1. Timidité. – Cet étrange état d'esprit, qu'on appelle aussi parfois mauvaise honte (shame facedness, false shame), paraît être une des causes les les plus efficaces de la rougeur. La timidité se manifeste essentiellement par une figure rougissante, le regard fixé sur le sol ou dirigé obliquement, des gestes gauches et saccadés. Pour une fois qu'elle rougit pour s'être rendue coupable d'une faute qui la rend vraiment honteuse, une femme rougit peut-être cent ou mille fois sous l'emprise du sentiment en question. La timidité semble dépendre de notre crainte du jugement bon ou mauvais d'autrui, surtout en ce qui regarde nos qualités physiques. Un étranger ne sait rien de notre conduite ou de notre caractère; il ne s'en inquiète, pas, mais il peut. – cela se voit tous les jours, – critiquer notre extérieur; c'est pourquoi les personnes timides sont particulièrement sujettes à devenir rouges et confuses en présence d'étrangers. Il suffit, pour porter à son comble le trouble d'un individu timide, de la pensée que sa mise présente quelque chose de particulier ou d'inusité, ou de la conscience d'un défaut insignifiant dans sa personne et surtout dans son visage, toutes choses qui lui paraissent propres à attirer le regard des étrangers. Au contraire, quand il s'agit non plus de notre aspect extérieur, mais de notre conduite, nous sommes bien plus disposés à la confusion en présence de nos connaissances, au jugement desquelles nous attachons quelque prix. Un médecin m'a raconté qu'un jeune duc très riche, qu'il avait accompagné dans ses voyages en qualité de docteur, rougissait comme une jeune fille lorsqu'il payait ses honoraires; il est probable cependant que ce jeune homme n'eût pas manifesté une pareille timidité en acquittant le compte d'un commerçant. Certaines personnes pourtant sont tellement impressionnable qu'il leur suffit d'adresser la parole à quelqu'un pour éveiller leur timidité et amener une légère coloration sur leur visage.

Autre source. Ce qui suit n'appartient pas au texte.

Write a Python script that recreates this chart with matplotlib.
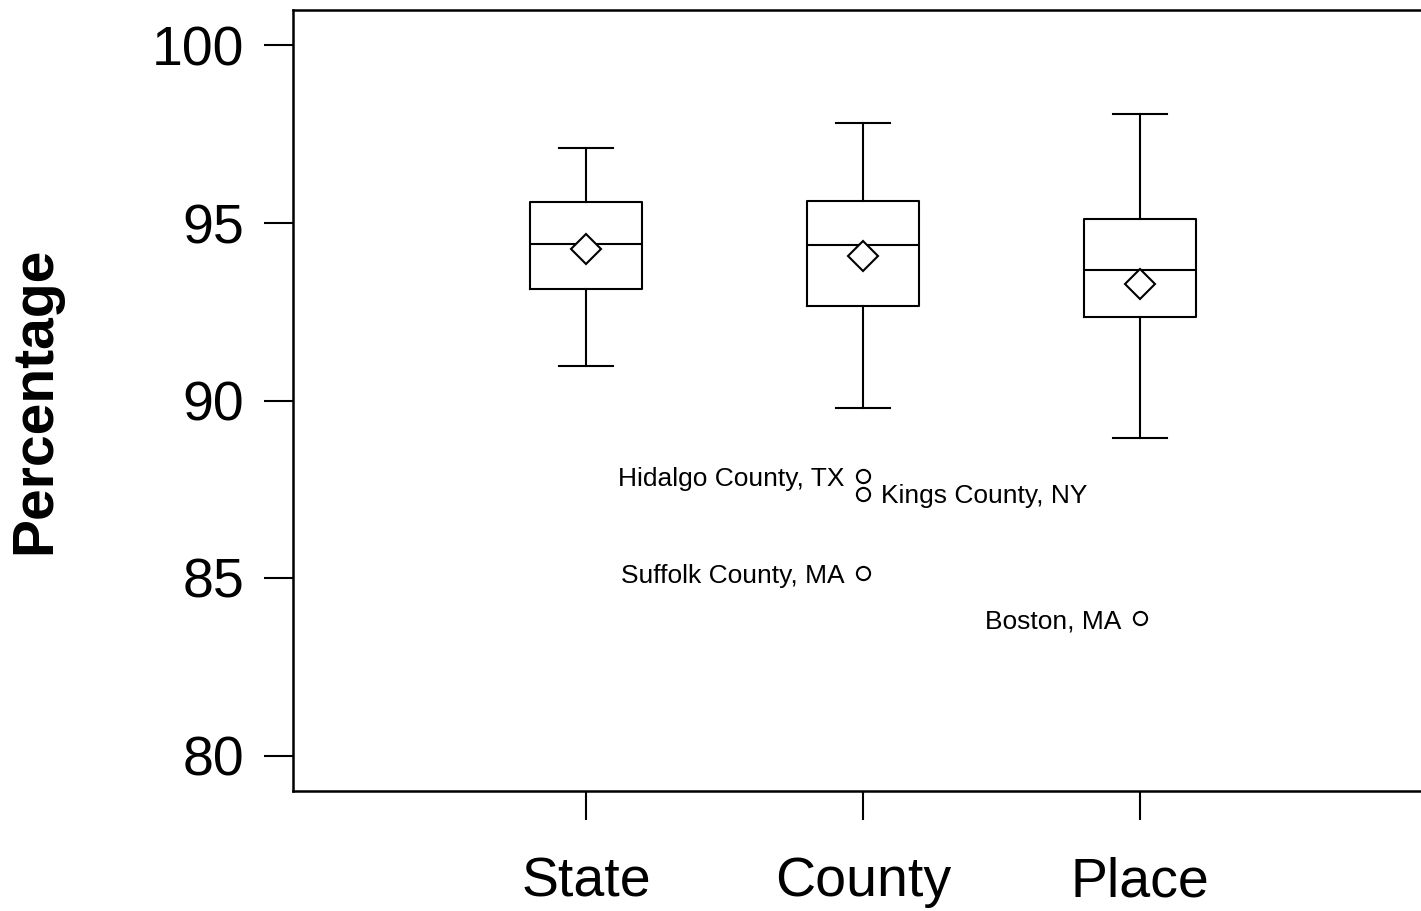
# Box plot of percentage by geography level, with labelled outliers
import matplotlib
matplotlib.use("Agg")
import matplotlib.pyplot as plt

plt.rcParams['font.family'] = ['Liberation Sans', 'DejaVu Sans']

categories = ["State", "County", "Place"]
whisker_low = [90.96, 89.80, 88.93]
q1 = [93.13, 92.65, 92.34]
medians = [94.42, 94.37, 93.69]
q3 = [95.58, 95.63, 95.10]
whisker_high = [97.10, 97.83, 98.08]
means = [94.28, 94.06, 93.27]

# outliers: (group index, value, label, side of label)
outlier_group = [1, 1, 1, 2]
outlier_value = [87.86, 87.38, 85.13, 83.86]
outlier_label = ["Hidalgo County, TX", "Kings County, NY", "Suffolk County, MA", "Boston, MA"]
outlier_side = ["left", "right", "left", "left"]

fig = plt.figure(figsize=(14.21, 9.11), dpi=100)
W, H = 1421, 911
ax = fig.add_axes([293 / W, (H - 791) / H, 1140 / W, 781 / H])

stats = []
for i, name in enumerate(categories):
    fl = [v for g, v in zip(outlier_group, outlier_value) if g == i]
    stats.append(dict(label=name, whislo=whisker_low[i], q1=q1[i], med=medians[i],
                      q3=q3[i], whishi=whisker_high[i], mean=means[i], fliers=fl))

positions = list(range(1, len(categories) + 1))
lw = 1.5
ax.bxp(stats, positions=positions, widths=0.405, capwidths=0.195,
       showmeans=True, showfliers=True,
       boxprops=dict(color='black', linewidth=lw),
       medianprops=dict(color='black', linewidth=lw),
       whiskerprops=dict(color='black', linewidth=lw),
       capprops=dict(color='black', linewidth=lw),
       meanprops=dict(marker='D', markersize=15.5, markerfacecolor='white',
                      markeredgecolor='black', markeredgewidth=1.5),
       flierprops=dict(marker='o', markersize=9.5, markerfacecolor='none',
                       markeredgecolor='black', markeredgewidth=1.5))

for g, v, lab, side in zip(outlier_group, outlier_value, outlier_label, outlier_side):
    dx = -13 if side == "left" else 13
    ax.annotate(lab, xy=(positions[g], v), xytext=(dx, -2), textcoords='offset points',
                ha='right' if side == "left" else 'left', va='center', fontsize=19)

ax.set_xlim(-0.061, 4.061)
ax.set_ylim(79, 101)
ax.set_yticks([80, 85, 90, 95, 100])
ax.set_xticks(positions)
ax.set_xticklabels(categories)
ax.tick_params(axis='both', labelsize=40, length=21, width=1.5, direction='out')
ax.tick_params(axis='y', pad=14)
ax.tick_params(axis='x', pad=26)
for s in ax.spines.values():
    s.set_linewidth(1.8)

ax.set_ylabel("Percentage", fontsize=41, fontweight='bold')
ax.yaxis.set_label_coords(-0.2026, 0.5)

fig.savefig("out.png", dpi=100)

La critique et le ridicule nous trouvent toujours très sensibles, et provoquent notre rougeur et notre confusion bien plus facilement que l'éloge; il faut reconnaître pourtant que celui-ci a beaucoup de prise sur certains individus. Les fats sont rarement timides, car ils s'estiment à trop haut prix pour s'attendre à être critiqués. Comment se fait-il que l'orgueil puisse au contraire s'allier à comme on l'observe souvent ? Ne faut-il pas admettre que, malgré toute sa suffisance, l'orgueilleux s'inquiète en réalité beaucoup de l'opinion d'autrui, tout en la dédaignant ? Les personnes d'une excessive timidité la manifestent rarement en présence de ceux avec lesquels ils sont familiers, et dont ils connaissent bien l'opinion favorable et la sympathie : telle par exemple une fille devant sa mère.
J'ai omis, dans ma circulaire imprimée, de demander si l'on pouvait reconnaître la timidité chez les diverses races humaines; mais un Hindou a affirmé à M. Erskine que ce sentiment est reconnaissable chez ses compatriotes.

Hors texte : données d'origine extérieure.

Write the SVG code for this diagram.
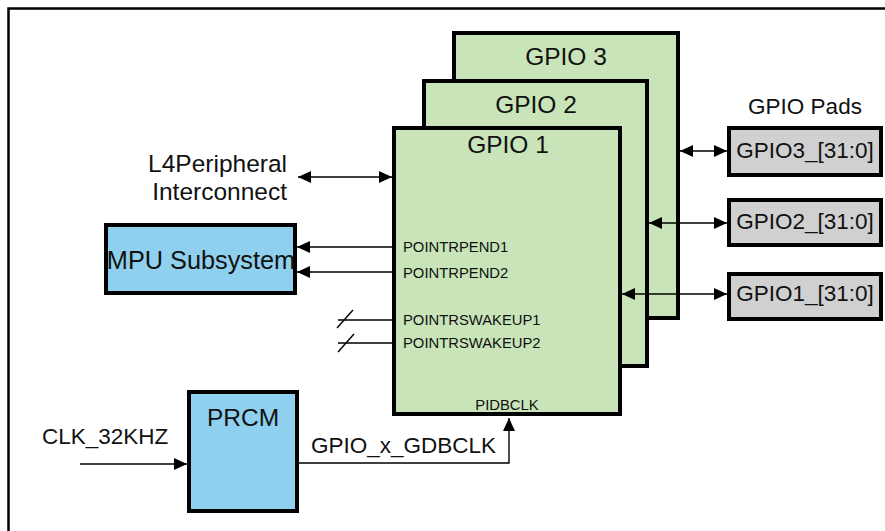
<svg xmlns="http://www.w3.org/2000/svg" width="885" height="531" viewBox="0 0 885 531">
<defs>
<style>
text{font-family:"Liberation Sans",Arial,sans-serif;fill:#111}
.big{font-size:24.5px}
.mid{font-size:22.5px}
.sm{font-size:14.8px}
.gpio{fill:#c8e4b8;stroke:#000;stroke-width:4}
.blue{fill:#8fd0ee;stroke:#000;stroke-width:4}
.pad{fill:#d0d0d0;stroke:#000;stroke-width:4}
.ln{fill:none;stroke:#000;stroke-width:1.4}
</style>
<marker id="ah" markerUnits="userSpaceOnUse" markerWidth="14" markerHeight="14" viewBox="0 0 14 14" refX="13" refY="7" orient="auto-start-reverse">
<path d="M0,1 L13,7 L0,13 Z" fill="#000"/>
</marker>
</defs>
<path d="M8.5,531 V8.5 H885" fill="none" stroke="#000" stroke-width="2.5"/>

<g id="gpio3"><rect class="gpio" x="454" y="33" width="224" height="285"/><text class="big" x="566" y="65" text-anchor="middle">GPIO 3</text></g>
<g id="gpio2"><rect class="gpio" x="424" y="81" width="223" height="285"/><text class="big" x="536" y="113" text-anchor="middle">GPIO 2</text></g>
<g id="gpio1"><rect class="gpio" x="394" y="128" width="226" height="286"/><text class="big" x="508" y="153" text-anchor="middle">GPIO 1</text>
<text class="sm" x="403" y="252">POINTRPEND1</text>
<text class="sm" x="403" y="278">POINTRPEND2</text>
<text class="sm" x="403" y="325">POINTRSWAKEUP1</text>
<text class="sm" x="403" y="348">POINTRSWAKEUP2</text>
<text class="sm" x="507" y="410" text-anchor="middle">PIDBCLK</text></g>

<g id="pads-label"><text class="mid" x="805" y="114" text-anchor="middle">GPIO Pads</text></g>
<g id="pad3"><rect class="pad" x="729" y="128" width="152" height="47"/><text class="mid" x="805" y="158" text-anchor="middle">GPIO3_[31:0]</text></g>
<g id="pad2"><rect class="pad" x="729" y="200" width="152" height="45"/><text class="mid" x="805" y="229" text-anchor="middle">GPIO2_[31:0]</text></g>
<g id="pad1"><rect class="pad" x="729" y="274" width="152" height="45"/><text class="mid" x="805" y="301" text-anchor="middle">GPIO1_[31:0]</text></g>

<g id="l4"><text class="big" x="287" y="172" text-anchor="end">L4Peripheral</text><text class="big" x="287" y="200" text-anchor="end">Interconnect</text></g>
<g id="mpu"><rect class="blue" x="106" y="225" width="189" height="68"/><text x="201" y="269" text-anchor="middle" style="font-size:25.3px">MPU Subsystem</text></g>
<g id="prcm"><rect class="blue" x="189" y="392" width="108" height="119"/><text class="big" x="243" y="426" text-anchor="middle">PRCM</text></g>
<g id="clk"><text class="mid" x="42" y="444">CLK_32KHZ</text></g>
<g id="gdbclk"><text class="mid" x="311" y="453">GPIO_x_GDBCLK</text></g>

<g id="connectors">
<line class="ln" x1="298" y1="177" x2="392" y2="177" marker-start="url(#ah)" marker-end="url(#ah)"/>
<line class="ln" x1="392" y1="247" x2="297" y2="247" marker-end="url(#ah)"/>
<line class="ln" x1="392" y1="272" x2="297" y2="272" marker-end="url(#ah)"/>
<line class="ln" x1="338" y1="320" x2="392" y2="320"/>
<line class="ln" x1="337" y1="328" x2="353" y2="310"/>
<line class="ln" x1="338" y1="343" x2="392" y2="343"/>
<line class="ln" x1="338" y1="352" x2="354" y2="334"/>
<line class="ln" x1="680" y1="151" x2="727" y2="151" marker-start="url(#ah)" marker-end="url(#ah)"/>
<line class="ln" x1="649" y1="223" x2="727" y2="223" marker-start="url(#ah)" marker-end="url(#ah)"/>
<line class="ln" x1="622" y1="294" x2="727" y2="294" marker-start="url(#ah)" marker-end="url(#ah)"/>
<path class="ln" d="M299,463 H509 V418" marker-end="url(#ah)"/>
<line class="ln" x1="80" y1="464" x2="187" y2="464" marker-end="url(#ah)"/>
</g>
</svg>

La timidité, – l'étymologie même du mot l'indique dans plusieurs langues, (1), – a d'étroites relations avec la peur; elle est cependant bien distincte du sentiment qu'on désigne d'ordinaire par ce mot. Assurément l'homme timide craint le regard des étrangers, mais on ne saurait dire qu'il a peur d'eux; il peut avoir l'audace d'un héros à la guerre, et cependant se sentir intimidé par des niaiseries en présence d'autrui. Il est peu de personnes qui puissent prendre la parole en public pour la première fois sans éprouver une violente émotion, et bien des orateurs ne parviennent même jamais à la surmonter complètement; mais cette impression paraît devoir être attribuée à l'appréhension de la lourde tâche qu'on entreprend, accompagnée de sa réaction obligée sur toute l'économie, plutôt qu'à la timidité proprement dite (2); il est certain pourtant qu'un homme timide souffre en pareille occasion infiniment plus qu'un autre. Chez les très jeunes enfants, il est difficile de distinguer la peur de la timidité; mais il m'a souvent paru que, chez eux, ce dernier sentiment a quelque-chose de la sauvagerie d'un animal non apprivoisé. La timidité apparaît de très bonne heure. Chez un de mes enfants, à l'âge de deux ans et trois mois, je reconnus des signes non équivoques de timidité vis-à-vis de moi-même, après une absence de huit jours à peine; il exprime cette émotion, non en rougissant, mais en détournant légèrement son regard de moi pendant quelques minutes. J'ai remarqué du reste, dans d'autres occasions, que la timidité ou fausse honte, aussi bien que la honte véritable, peuvent être exprimée par le regard d'un jeune enfant, avant qu'il ait acquis la faculté de rougir.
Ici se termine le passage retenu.